Some of Bitcoin's developers are already working on peering, creating a High-speed Bitcoin Relay Network for peering among large exchanges and miners. Their primary motivation is network stability, rather than mining economics.

"This system will act as a fallback in the case that the public Bitcoin network encounters issues and decrease block propagation times between miners," writes Matt Corallo, a member of the bitcoin development team. "It is NOT any kind of attempt at centralization, and I still encourage interested parties to establish their own private peering agreements with large miners as needed."

Distributed vs.

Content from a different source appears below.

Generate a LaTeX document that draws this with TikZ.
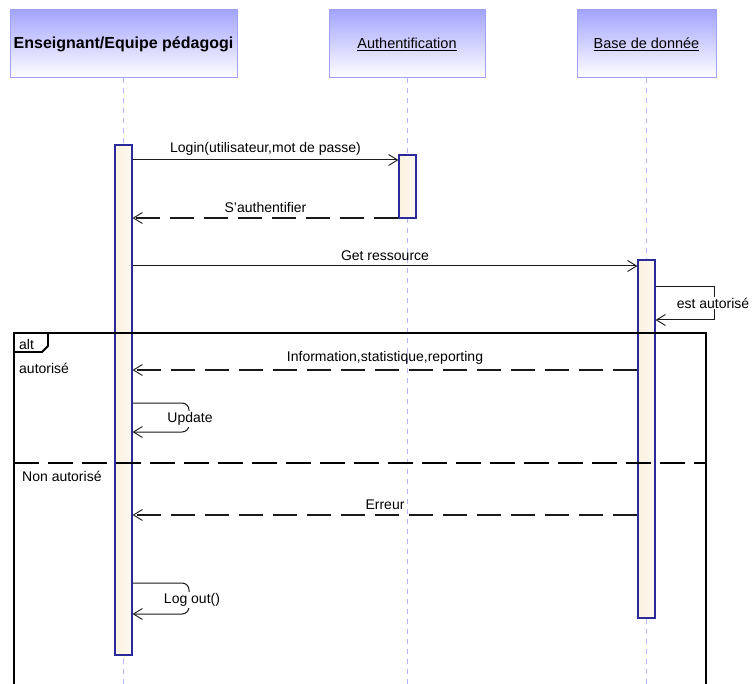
\documentclass[tikz,border=0pt]{standalone}
\usepackage{fontspec}
\setmainfont{Liberation Sans}
\usetikzlibrary{arrows.meta}
\definecolor{headtop}{HTML}{A4A4FF}
\definecolor{headline}{HTML}{A0A0F0}
\definecolor{lifeblue}{HTML}{B4B4FF}
\definecolor{barline}{HTML}{2A2A9A}
\definecolor{barfill}{HTML}{FBF1DE}
\definecolor{msgline}{HTML}{1A1A1A}
\begin{document}
\begin{tikzpicture}[x=1pt,y=-1pt,
  head/.style={draw=headline, line width=1pt, top color=headtop, bottom color=white,
    inner sep=0pt, minimum height=68pt},
  headtxt/.style={font=\fontsize{14.5}{16}\selectfont},
  lifeline/.style={draw=lifeblue, line width=1pt, dash pattern=on 5pt off 5pt},
  actbar/.style={draw=barline, line width=1.2pt, left color=barfill, right color=white!60!barfill,
    minimum width=17pt, inner sep=0pt},
  msg/.style={draw=msgline, line width=1pt,
    -{Straight Barb[length=9pt, width=11pt, line width=0.9pt]}},
  reply/.style={msg, line width=1.4pt, dash pattern=on 24pt off 10pt},
  lbl/.style={font=\fontsize{14}{16}\selectfont, inner sep=1pt},
  selflbl/.style={lbl, fill=white},
  frameline/.style={draw=black, line width=2.4pt},
  guard/.style={font=\fontsize{14}{16}\selectfont, anchor=west, inner sep=0pt}]
\clip (0,0) rectangle (752,684);
\fill[white] (0,0) rectangle (752,684);

% participants
\node[head, minimum width=227pt] (h1) at (123.5,44)
  {\fontsize{16}{18}\selectfont\bfseries Enseignant/Equipe pédagogi};
\node[head, headtxt, minimum width=156pt] (h2) at (407,44) {\underline{Authentification}};
\node[head, headtxt, minimum width=139pt] (h3) at (646.5,44) {\underline{Base de donnée}};

% lifelines
\coordinate (e1) at (123.5,690);
\coordinate (e2) at (407,690);
\coordinate (e3) at (646.5,690);
\draw[lifeline] (h1.south) -- (e1);
\draw[lifeline] (h2.south) -- (e2);
\draw[lifeline] (h3.south) -- (e3);

% activation bars
\node[actbar, minimum height=510pt] (a1) at (123.5,400) {};
\node[actbar, minimum height=63pt] (a2) at (407.5,186.5) {};
\node[actbar, minimum height=358pt] (a3) at (646.5,439) {};

% alt fragment
\draw[frameline] (14,700) -- (14,333) -- (706,333) -- (706,700);
\draw[line width=1.8pt] (14,352) -- (42,352) -- (48,346) -- (48,333);
\node[guard] (altname) at (19,344) {alt};
\node[guard] (g1) at (19,368) {autorisé};
\node[guard] (g2) at (22,476) {Non autorisé};
\draw[line width=1.6pt, dash pattern=on 25pt off 9pt] (14,463) -- (706,463);

% messages
\draw[msg] (a1.east |- 0,160) -- node[lbl, above=3pt] (m1) {Login(utilisateur,mot de passe)} (a2.west |- 0,160);
\draw[reply] (a2.west |- 0,218) -- node[lbl, above=4pt] (m2) {S'authentifier} (a1.east |- 0,218);
\draw[msg] (a1.east |- 0,266) -- node[lbl, above=4pt] (m3) {Get ressource} (a3.west |- 0,266);
\draw[msg] (a3.east |- 0,287) -- (714,287) -- (714,320) -- (a3.east |- 0,320);
\node[selflbl] (m4) at (713,303) {est autorisé};
\draw[reply] (a3.west |- 0,370) -- node[lbl, above=4pt] (m5) {Information,statistique,reporting} (a1.east |- 0,370);
\draw[msg, rounded corners=7pt] (a1.east |- 0,403) -- (189,403) -- (189,432) -- (a1.east |- 0,432);
\node[selflbl] (m6) at (190,419) {Update};
\draw[reply] (a3.west |- 0,515) -- node[lbl, above=4pt] (m7) {Erreur} (a1.east |- 0,515);
\draw[msg, rounded corners=7pt] (a1.east |- 0,583) -- (189,583) -- (189,614) -- (a1.east |- 0,614);
\node[selflbl] (m8) at (192,600) {Log out()};
\end{tikzpicture}
\end{document}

Centralized

As we noted yesterday, a shift to professional data centers and cloud computing platforms would make the bitcoin network more efficient. But there's also a built-in cultural challenge: much of the bitcoin community remains wary of efforts to centralize the network.

Earlier this month bitcoiners raised alarms when Chinese mining pool GHash.io was gaining 45 percent of new coins - approaching the level where a single participant could undermine the network by controlling a majority of its power (known as a "51 percent attack").

The growing power of mining pools - consortiums organized to combine the mining power of individuals - has been a concern for some time. This week the four largest mining pools (GHash.io, BTC Guild, Eligius and Slush) held a combined market share of 75 percent of the network's power, as measured by computing hashrate.

"We've already centralized the mining system," said Zerlan. "There are already large pools to control a large percentage of the mining. Centralization of mining will be a good thing."

Zerland believes the Bitcoin community can adapt to the tradeoffs of a more centralized infrastructure. “It creates a more desirable target, but I think that's something we have to manage," he said.